==== DATASET ROWS
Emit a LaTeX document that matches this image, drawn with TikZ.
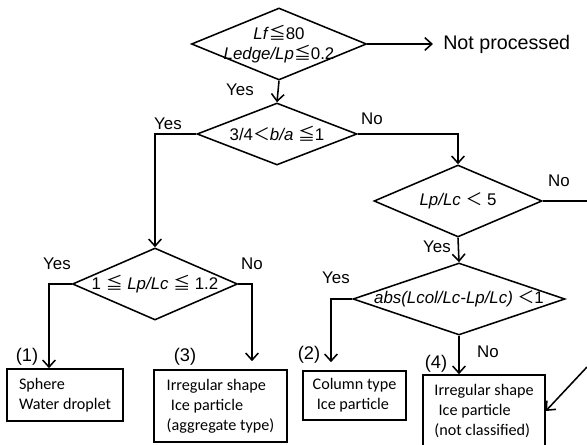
\documentclass[tikz,border=0pt]{standalone}
\usepackage{fontspec}
\setmainfont{Liberation Sans}
\newfontfamily\boxfont{Carlito}
\newfontfamily\cjk{Noto Sans CJK JP}
\usetikzlibrary{shapes.geometric,arrows.meta}

\begin{document}
\begin{tikzpicture}[x=0.025cm,y=-0.025cm,
  dec/.style={draw,shape=diamond,inner sep=0pt,line width=1.1pt},
  dectext/.style={inner sep=0pt,align=center,font=\fontsize{12}{14.2}\selectfont},
  res/.style={draw,rectangle,line width=1.1pt,align=left,font=\boxfont\fontsize{11.5}{14.2}\selectfont},
  lab/.style={inner sep=0pt,font=\fontsize{12}{13}\selectfont},
  num/.style={inner sep=0pt,font=\fontsize{13}{14}\selectfont},
  link/.style={line width=1.1pt,-{Straight Barb[length=5pt,width=9pt]}}]
\useasboundingbox (0,0) rectangle (587,445);
% decisions
\node[dec,minimum width=4.375cm,minimum height=1.8cm] (D1) at (279,44) {};
\node[dectext] (D1t) at (D1) {\textit{Lf}{\cjk ≦}80\\\textit{Ledge/Lp}{\cjk ≦}0.2};
\node[dec,minimum width=4cm,minimum height=1.55cm] (D2) at (277,134) {};
\node[dectext] (D2t) at (D2) {3/4{\cjk ＜}\textit{b/a} {\cjk ≦}1};
\node[dec,minimum width=4.125cm,minimum height=1.8cm] (D3) at (155,284) {};
\node[dectext] (D3t) at (D3) {1 {\cjk ≦} \textit{Lp/Lc} {\cjk ≦} 1.2};
\node[dec,minimum width=4.2cm,minimum height=1.8cm] (D4) at (458,201) {};
\node[dectext] (D4t) at (D4) {\textit{Lp/Lc} {\cjk ＜} 5};
\node[dec,minimum width=5.3cm,minimum height=1.8cm] (D5) at (459,299) {};
\node[dectext] (D5t) at (D5) {\textit{abs(Lcol/Lc-Lp/Lc)} {\cjk ＜}1};
% results
\node[res,minimum width=2.9cm,minimum height=1.3cm] (B1) at (65,395) {Sphere\\Water droplet};
\node[res,minimum width=3.325cm,minimum height=1.8cm] (B3) at (220.5,406) {Irregular shape\\\hspace{3pt}Ice particle\\(aggregate type)};
\node[res,minimum width=2.575cm,minimum height=1.225cm] (B2) at (354.5,395.5) {Column type\\\hspace{3pt}Ice particle};
\node[res,minimum width=3.05cm,minimum height=1.8cm] (B4) at (484,411) {Irregular shape\\\hspace{3pt}Ice particle\\(not classified)};
\node[anchor=west,inner sep=0pt,font=\fontsize{14}{15}\selectfont] (np) at (443,44) {Not processed};
% bends
\coordinate (k1) at (49,284);
\coordinate (k3) at (252,284);
\coordinate (k2) at (331,299);
\coordinate (k4) at (587,201);
\coordinate (k5) at (587,367);
% connectors
\draw[link] (D1.south) -- (D2.north);
\draw[link,shorten >=0.25cm] (D1.east) -- (np.west);
\draw[link] (D2.west) -| (D3.north);
\draw[link] (D2.east) -| (D4.north);
\draw[link] (D3.west) -- (k1) -- (k1 |- B1.north);
\draw[link,shorten >=0.2cm] (D3.east) -- (k3) -- (k3 |- B3.north);
\draw[link] (D4.south) -- (D5.north);
\draw[line width=1.1pt] (D4.east) -- (k4);
\draw[link,shorten >=0.2cm] (D5.west) -- (k2) -- (k2 |- B2.north);
\draw[link] (D5.south) -- (D5.south |- B4.north);
\draw[link] (k5) -- (B4.east);
% labels
\node[lab] (l1) at (240,90) {Yes};
\node[lab] (l2) at (168,124) {Yes};
\node[lab] (l3) at (372,119) {No};
\node[lab] (l4) at (57,264) {Yes};
\node[lab] (l5) at (252,264) {No};
\node[lab] (l6) at (559,181) {No};
\node[lab] (l7) at (437,247) {Yes};
\node[lab] (l8) at (336,278) {Yes};
\node[lab] (l9) at (488,352) {No};
\node[num] (n1) at (27,357) {(1)};
\node[num] (n3) at (185,357) {(3)};
\node[num] (n2) at (309,355) {(2)};
\node[num] (n4) at (436,364) {(4)};
\end{tikzpicture}
\end{document}
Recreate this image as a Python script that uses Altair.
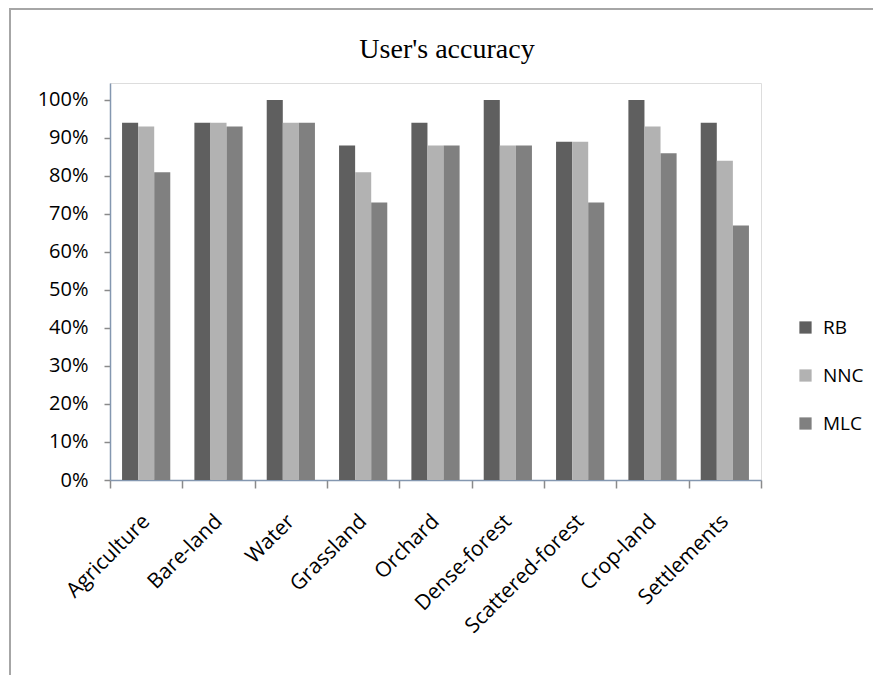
import altair as alt
import pandas as pd

# Land-cover classes and user's accuracy per classifier (fractions)
classes = ["Agriculture", "Bare-land", "Water", "Grassland", "Orchard",
           "Dense-forest", "Scattered-forest", "Crop-land", "Settlements"]
methods = ["RB", "NNC", "MLC"]
rb = [0.94, 0.94, 1.00, 0.88, 0.94, 1.00, 0.89, 1.00, 0.94]
nnc = [0.93, 0.94, 0.94, 0.81, 0.88, 0.88, 0.89, 0.93, 0.84]
mlc = [0.81, 0.93, 0.94, 0.73, 0.88, 0.88, 0.73, 0.86, 0.67]
colors = ["#5f5f5f", "#b2b2b2", "#808080"]
y_ticks = [0.0, 0.1, 0.2, 0.3, 0.4, 0.5, 0.6, 0.7, 0.8, 0.9, 1.0]
title_text = ["User's accuracy"]

rows = []
for m, series in zip(methods, [rb, nnc, mlc]):
    for c, v in zip(classes, series):
        rows.append({"Class": c, "Method": m, "Accuracy": v})
df = pd.DataFrame(rows)

FONT = "Open Sans"
AXIS_BLUE = "#8497b0"
TICK_GREY = "#8a8a8a"

bars = alt.Chart(df).mark_bar().encode(
    x=alt.X("Class:N", sort=classes, title=None,
            scale=alt.Scale(paddingInner=0, paddingOuter=0),
            axis=alt.Axis(tickBand="extent", tickSize=8, tickColor=TICK_GREY,
                          tickWidth=1.5, domainColor=AXIS_BLUE, domainWidth=1.5,
                          labelAngle=-45, labelAlign="right", labelBaseline="middle",
                          labelPadding=30, labelFont=FONT, labelFontSize=21,
                          labelColor="#000000")),
    xOffset=alt.XOffset("Method:N", sort=methods,
                        scale=alt.Scale(paddingInner=0, paddingOuter=0.75)),
    y=alt.Y("Accuracy:Q", title=None,
            scale=alt.Scale(domain=[0, 1.0447], nice=False),
            axis=alt.Axis(values=y_ticks, format=".0%", grid=False,
                          tickSize=6, tickColor=TICK_GREY, tickWidth=1.5,
                          domainColor=AXIS_BLUE, domainWidth=1.5,
                          labelPadding=16, labelFont=FONT, labelFontSize=20,
                          labelColor="#000000")),
    color=alt.Color("Method:N", sort=methods,
                    scale=alt.Scale(domain=methods, range=colors),
                    legend=alt.Legend(title=None, orient="none", legendX=686,
                                      legendY=235, symbolType="square",
                                      symbolSize=150, symbolStrokeWidth=0,
                                      labelFont=FONT, labelFontSize=19,
                                      labelColor="#000000", rowPadding=28,
                                      labelOffset=8, padding=0)),
)

# Outer chart frame
frame = alt.Chart(alt.Data(values=[{}])).mark_rect(
    fill=None, stroke="#a6a6a6", strokeWidth=2
).encode(
    x=alt.value(-100), x2=alt.value(800), y=alt.value(-74), y2=alt.value(700)
)

# Chart heading
heading = alt.Chart(pd.DataFrame({"t": title_text})).mark_text(
    font="Liberation Serif", fontSize=28, color="#000000",
    align="center", baseline="alphabetic"
).encode(text="t:N", x=alt.value(337), y=alt.value(-25))

chart = alt.layer(frame, bars, heading).properties(
    width=651, height=397,
    padding={"left": 110, "top": 83, "right": 112, "bottom": 195},
    autosize=alt.AutoSizeParams(type="none"),
).configure_view(
    stroke=AXIS_BLUE, strokeWidth=1.5
).configure(background="#ffffff")

chart.save("out.html", embed_options={"renderer": "svg", "actions": False})
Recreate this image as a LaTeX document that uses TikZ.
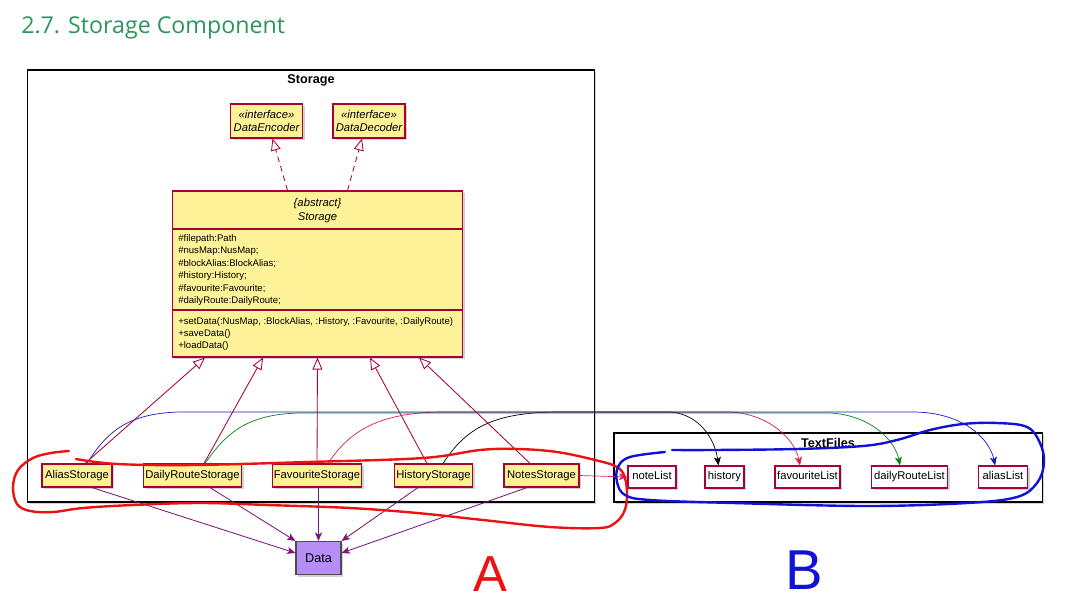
\documentclass[tikz,border=0pt]{standalone}
\usepackage{fontspec}
\setmainfont{Liberation Sans}
\newfontfamily\titlefont{Open Sans}
\usetikzlibrary{arrows.meta, shadows, calc}

\definecolor{umlfill}{RGB}{254,242,152}
\definecolor{umlborder}{RGB}{168,0,54}
\definecolor{datafill}{RGB}{183,142,246}
\definecolor{linkpurple}{RGB}{125,20,125}
\definecolor{titlegreen}{RGB}{42,150,92}
\definecolor{handred}{RGB}{236,18,18}
\definecolor{handblue}{RGB}{18,18,214}
\definecolor{curvered}{RGB}{222,30,72}
\definecolor{curvegreen}{RGB}{10,130,20}
\definecolor{curveblue}{RGB}{25,25,190}
\definecolor{notepink}{RGB}{212,40,130}

\begin{document}
\begin{tikzpicture}[
		x=0.025cm, y=-0.025cm,
		shade/.style={drop shadow={shadow xshift=1.6pt, shadow yshift=-1.6pt, opacity=0.35}},
		cls/.style={draw=umlborder, line width=0.8pt, fill=umlfill, shade, minimum height=0.575cm, inner sep=1pt, text height=6pt, text depth=1.8pt, font=\fontsize{8}{9}\selectfont},
		iface/.style={cls, align=center, minimum height=0.85cm, text height=, text depth=, font=\fontsize{8}{9.5}\selectfont\itshape},
		file/.style={draw=umlborder, line width=0.8pt, fill=white, shade, minimum height=0.55cm, inner sep=1pt, text height=6pt, text depth=1.8pt, font=\fontsize{8}{9}\selectfont},
		pkg/.style={draw=black, line width=0.8pt, fill=white, shade},
		pkglabel/.style={inner sep=0pt, font=\fontsize{9}{10}\selectfont\bfseries},
		member/.style={anchor=west, inner sep=0pt, align=left, font=\fontsize{6.8}{8.8}\selectfont},
		extends/.style={umlborder, line width=0.6pt, -{Triangle[open, length=8.5pt, width=7pt]}},
		realizes/.style={extends, dash pattern=on 4pt off 3pt},
		uses/.style={linkpurple, line width=0.6pt, -{Stealth[length=6pt, width=5pt, inset=1.5pt]}},
		saves/.style={line width=0.5pt, -{Stealth[length=6pt, width=5pt, inset=1.5pt]}},
		hand/.style={line width=1.7pt, line cap=round, line join=round}
		]
		\useasboundingbox (0,0) rectangle (1069,603);
		
		% 1. Heading
		\node[anchor=west, inner sep=0pt, text=titlegreen, font=\titlefont\fontsize{16.5}{18}\selectfont] (title) at (21,28) {2.7. Storage Component};
		
		% 2. Packages
		\node[pkg, minimum width=14.15cm, minimum height=10.8cm] (storagePkg) at (311,286) {};
		\node[pkglabel] (storageLbl) at (311,80) {Storage};
		\node[pkg, minimum width=10.7cm, minimum height=1.725cm] (textPkg) at (828,467.5) {};
		\node[pkglabel] (textLbl) at (828,443) {TextFiles};
		
		% 3. Interfaces
		\node[iface, minimum width=1.8cm] (encoder) at (266.5,121) {«interface»\\DataEncoder};
		\node[iface, minimum width=1.8cm] (decoder) at (369,121) {«interface»\\DataDecoder};
		
		% 4. Abstract class
		\node[cls, minimum width=7.25cm, minimum height=4.15cm] (storage) at (317.5,274) {};
		\draw[umlborder, line width=0.8pt] (storage.west |- 0,229) -- (storage.east |- 0,229);
		\draw[umlborder, line width=0.8pt] (storage.west |- 0,310) -- (storage.east |- 0,310);
		\node[align=center, inner sep=0pt, font=\fontsize{8}{10}\selectfont\itshape] (storageHead) at (317.5,211) {\{abstract\}\\Storage};
		\node[member] (storageAttr) at (178,270) {\#filepath:Path\\\#nusMap:NusMap;\\\#blockAlias:BlockAlias;\\\#history:History;\\\#favourite:Favourite;\\\#dailyRoute:DailyRoute;};
		\node[member] (storageOps) at (178,334) {+setData(:NusMap, :BlockAlias, :History, :Favourite, :DailyRoute)\\+saveData()\\+loadData()};
		
		\draw[realizes] ($(storage.north)+(-30,0)$) -- ($(encoder.south)+(6,0)$);
		\draw[realizes] ($(storage.north)+(30,0)$) -- ($(decoder.south)+(-7,0)$);
		
		% 5. Concrete storages
		\node[cls, minimum width=1.75cm] (alias) at (77,475.5) {AliasStorage};
		\node[cls, minimum width=2.45cm] (daily) at (192.5,475.5) {DailyRouteStorage};
		\node[cls, minimum width=2.2cm] (favourite) at (317,475.5) {FavouriteStorage};
		\node[cls, minimum width=1.95cm] (history) at (433.5,475.5) {HistoryStorage};
		\node[cls, minimum width=1.875cm] (notes) at (541.5,475.5) {NotesStorage};
		
		\draw[extends] ($(alias.north)+(8,0)$) -- ($(storage.south)+(-112.5,0)$);
		\draw[extends] ($(daily.north)+(11.5,0)$) -- ($(storage.south)+(-54.5,0)$);
		\draw[extends] (favourite.north) -- (storage.south);
		\draw[extends] ($(history.north)+(-6.5,0)$) -- ($(storage.south)+(52.5,0)$);
		\draw[extends] ($(notes.north)+(-11.5,0)$) -- ($(storage.south)+(101.5,0)$);
		
		% 6. Data
		\node[draw=black!70, line width=0.8pt, fill=datafill, shade, minimum width=1.125cm, minimum height=0.825cm, font=\fontsize{9}{10}\selectfont] (data) at (318.5,558) {Data};
		
		\draw[uses] ($(alias.south)+(15,0)$) -- ($(data.west)+(0,-5)$);
		\draw[uses] ($(daily.south)+(17.5,0)$) -- (data.north west);
		\draw[uses] (favourite.south -| data.north) -- (data.north);
		\draw[uses] ($(history.south)+(-15.5,0)$) -- (data.north east);
		\draw[uses] ($(notes.south)+(-14.5,0)$) -- ($(data.east)+(0,-5)$);
		
		% 7. Text files
		\node[file, minimum width=1.2cm] (noteList) at (652,477) {noteList};
		\node[file, minimum width=0.975cm] (historyList) at (724.5,477) {history};
		\node[file, minimum width=1.625cm] (favouriteList) at (807.5,477) {favouriteList};
		\node[file, minimum width=1.9cm] (dailyList) at (909.5,477) {dailyRouteList};
		\node[file, minimum width=1.225cm] (aliasList) at (1003,477) {aliasList};
		
		% Arrows into the files
		\draw[saves, notepink] (notes.east) -- (noteList.west);
		\draw[saves, black] ($(history.north)+(9.5,0)$) .. controls (465,430) and (490,412) .. (560,412) -- (670,412) .. controls (700,414) and (715,440) .. ($(historyList.north)+(-6,0)$);
		\draw[saves, curvered] ($(favourite.north)+(11,0)$) .. controls (350,430) and (380,413) .. (440,412) -- (730,412) .. controls (770,414) and (795,440) .. ($(favouriteList.north)+(-7.5,0)$);
		\draw[saves, curvegreen] ($(daily.north)+(12.5,0)$) .. controls (225,435) and (245,414) .. (300,413) -- (830,413) .. controls (870,415) and (895,440) .. ($(dailyList.north)+(-9.5,0)$);
		\draw[saves, curveblue] ($(alias.north)+(10,0)$) .. controls (105,435) and (125,413) .. (180,412) -- (915,412) .. controls (965,413) and (990,440) .. ($(aliasList.north)+(-8,0)$);
		
		% 8. Hand-drawn marks
		\draw[hand, handred] plot[smooth, tension=0.6] coordinates {(76,459) (117,464) (193,465) (308,462) (423,458) (480,450) (518,449) (557,452) (595,460) (617,467) (625,478) (627,497) (624,512) (615,523) (600,528) (550,527) (483,520) (417,513) (350,508) (267,505) (200,503) (133,505) (83,508) (53,512) (30,511) (17,504) (13,487) (18,470) (33,458) (51,453) (69,451)};
		\draw[hand, handblue] plot[smooth, tension=0.6] coordinates {(672,450) (713,450) (797,449) (863,446) (897,440) (930,430) (963,424) (997,423) (1027,427) (1040,443) (1044,463) (1037,483) (1017,497) (967,503) (867,506) (733,503) (650,500) (625,495) (617,482) (618,467) (630,457) (665,452)};
		\node[text=handred, inner sep=0pt, font=\fontsize{36}{36}\selectfont] (markA) at (490,574) {A};
		\node[text=handblue, inner sep=0pt, font=\fontsize{40}{40}\selectfont] (markB) at (804,570) {B};
		
	\end{tikzpicture}
\end{document}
========
* THE TASK *
Omit all pictures, then copy the lines between the ones holding "Recreate this image as a Python" and "import pandas as pd", inclusive.

* FINISHED EXERCISE *
Recreate this image as a Python script that uses Altair.
import altair as alt
import pandas as pd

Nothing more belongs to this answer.